> [STATED PROBLEM]
Only lines with the word "matplotlib" are needed; collect each of them from the listing below.

> [DATASET EXTRACT]
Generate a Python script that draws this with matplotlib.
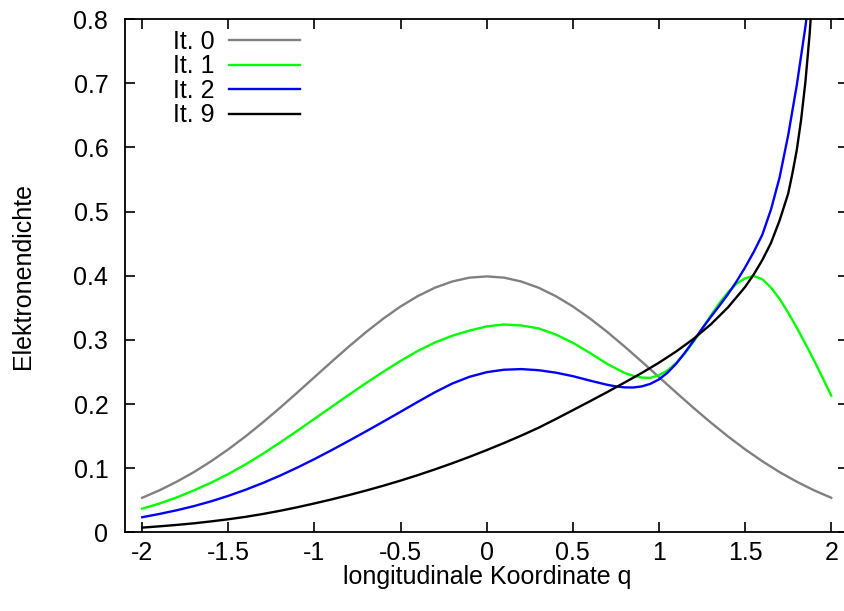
# Elektronendichte nach mehreren Iterationen
import matplotlib
matplotlib.use('Agg')
import matplotlib.pyplot as plt
from matplotlib.ticker import FuncFormatter

plt.rcParams['font.family'] = ['Liberation Sans', 'DejaVu Sans']
plt.rcParams['axes.unicode_minus'] = False

# q grid, step 0.1 from -2 to 2
q = [-2.0, -1.9, -1.8, -1.7, -1.6, -1.5, -1.4, -1.3, -1.2, -1.1,
     -1.0, -0.9, -0.8, -0.7, -0.6, -0.5, -0.4, -0.3, -0.2, -0.1,
     0.0, 0.1, 0.2, 0.3, 0.4, 0.5, 0.6, 0.7, 0.8, 0.9,
     1.0, 1.1, 1.2, 1.3, 1.4, 1.5, 1.6, 1.7, 1.8, 1.9, 2.0]
# finer steps on the right where the curves bend
q_fine = [0.85, 0.9, 0.95, 1.0, 1.05, 1.1, 1.15, 1.2, 1.25, 1.3, 1.35, 1.4,
          1.45, 1.5, 1.55, 1.6, 1.65, 1.7, 1.75, 1.8, 1.85, 1.9, 1.95, 2.0]

# It. 0
it0 = [0.0540, 0.0656, 0.0790, 0.0940, 0.1109, 0.1295, 0.1497, 0.1714, 0.1942, 0.2179,
       0.2420, 0.2661, 0.2897, 0.3123, 0.3332, 0.3521, 0.3683, 0.3814, 0.3910, 0.3970,
       0.3989, 0.3970, 0.3910, 0.3814, 0.3683, 0.3521, 0.3332, 0.3123, 0.2897, 0.2661,
       0.2420, 0.2179, 0.1942, 0.1714, 0.1497, 0.1295, 0.1109, 0.0940, 0.0790, 0.0656, 0.0540]

# It. 1
q1 = q[:29] + q_fine
it1 = [0.0370, 0.0450, 0.0545, 0.0655, 0.0775, 0.0910, 0.1060, 0.1225, 0.1400, 0.1583,
       0.1770, 0.1958, 0.2145, 0.2328, 0.2505, 0.2673, 0.2828, 0.2960, 0.3065, 0.3145,
       0.3210, 0.3240, 0.3225, 0.3180, 0.3085, 0.2955, 0.2795, 0.2625, 0.2485,
       0.2440, 0.2413, 0.2408, 0.2450, 0.2525, 0.2640, 0.2790, 0.2970, 0.3170, 0.3375,
       0.3570, 0.3740, 0.3875, 0.3960, 0.3995, 0.3945, 0.3815, 0.3640, 0.3425, 0.3190,
       0.2940, 0.2680, 0.2410, 0.2130]

# It. 2
q2 = q[:27] + [0.7, 0.75, 0.8] + q_fine[:-1]
it2 = [0.0237, 0.0288, 0.0345, 0.0410, 0.0485, 0.0570, 0.0665, 0.0770, 0.0885, 0.1010,
       0.1143, 0.1283, 0.1428, 0.1576, 0.1727, 0.1880, 0.2035, 0.2185, 0.2320, 0.2425,
       0.2497, 0.2535, 0.2545, 0.2528, 0.2490, 0.2435, 0.2365, 0.2300, 0.2275, 0.2260,
       0.2258, 0.2275, 0.2315, 0.2385, 0.2490, 0.2630, 0.2800, 0.2985, 0.3175, 0.3355,
       0.3530, 0.3710, 0.3910, 0.4130, 0.4370, 0.4640, 0.5030, 0.5530, 0.6190, 0.6970,
       0.7880, 0.8950, 1.0200]

# It. 9
q9 = q[:36] + [1.55, 1.6, 1.65, 1.7, 1.75, 1.775, 1.8, 1.825, 1.85, 1.875, 1.9, 1.925]
it9 = [0.0075, 0.0095, 0.0117, 0.0142, 0.0172, 0.0205, 0.0243, 0.0287, 0.0337, 0.0392,
       0.0452, 0.0515, 0.0582, 0.0653, 0.0728, 0.0808, 0.0893, 0.0983, 0.1078, 0.1178,
       0.1283, 0.1393, 0.1508, 0.1630, 0.1765, 0.1905, 0.2045, 0.2188, 0.2335, 0.2485,
       0.2645, 0.2820, 0.3015, 0.3240, 0.3505, 0.3825, 0.4020, 0.4245, 0.4510, 0.4860,
       0.5280, 0.5600, 0.5960, 0.6430, 0.7020, 0.7780, 0.8800, 1.0200]

fs = 18
fig = plt.figure(figsize=(8.44, 6.11), dpi=100)
ax = fig.add_axes([0.1481, 0.1286, 0.8572, 0.8403])

lw = 1.7
ax.plot(q, it0, color='#808080', lw=lw, label='It. 0')
ax.plot(q1, it1, color='#00ff00', lw=lw, label='It. 1')
ax.plot(q2, it2, color='#0000ff', lw=lw, label='It. 2')
ax.plot(q9, it9, color='black', lw=lw, label='It. 9')

ax.set_xlim(-2.1, 2.1)
ax.set_ylim(0, 0.8)
ax.set_xticks([-2, -1.5, -1, -0.5, 0, 0.5, 1, 1.5, 2])
ax.set_yticks([0, 0.1, 0.2, 0.3, 0.4, 0.5, 0.6, 0.7, 0.8])
fmt = FuncFormatter(lambda v, p: '%g' % round(v, 2))
ax.xaxis.set_major_formatter(fmt)
ax.yaxis.set_major_formatter(fmt)

ax.tick_params(axis='both', direction='in', length=7, width=1.2,
               top=True, right=True, labelsize=fs)
ax.tick_params(axis='x', pad=6)
ax.tick_params(axis='y', pad=12)
for s in ax.spines.values():
    s.set_linewidth(1.3)

ax.set_xlabel('longitudinale Koordinate q', fontsize=fs, va='center')
ax.set_ylabel('Elektronendichte', fontsize=fs, va='center')
ax.xaxis.set_label_coords(0.5, -0.087)
ax.yaxis.set_label_coords(-0.141, 0.5)

ax.legend(loc='upper left', bbox_to_anchor=(0.066, 0.979), frameon=False,
          markerfirst=False, fontsize=fs, handlelength=2.84, handletextpad=0.6,
          labelspacing=0.02, borderpad=0, borderaxespad=0)

fig.savefig('out.png', dpi=100)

> [WRITTEN SOLUTION]
Generate a Python script that draws this with matplotlib.
import matplotlib
matplotlib.use('Agg')
import matplotlib.pyplot as plt
from matplotlib.ticker import FuncFormatter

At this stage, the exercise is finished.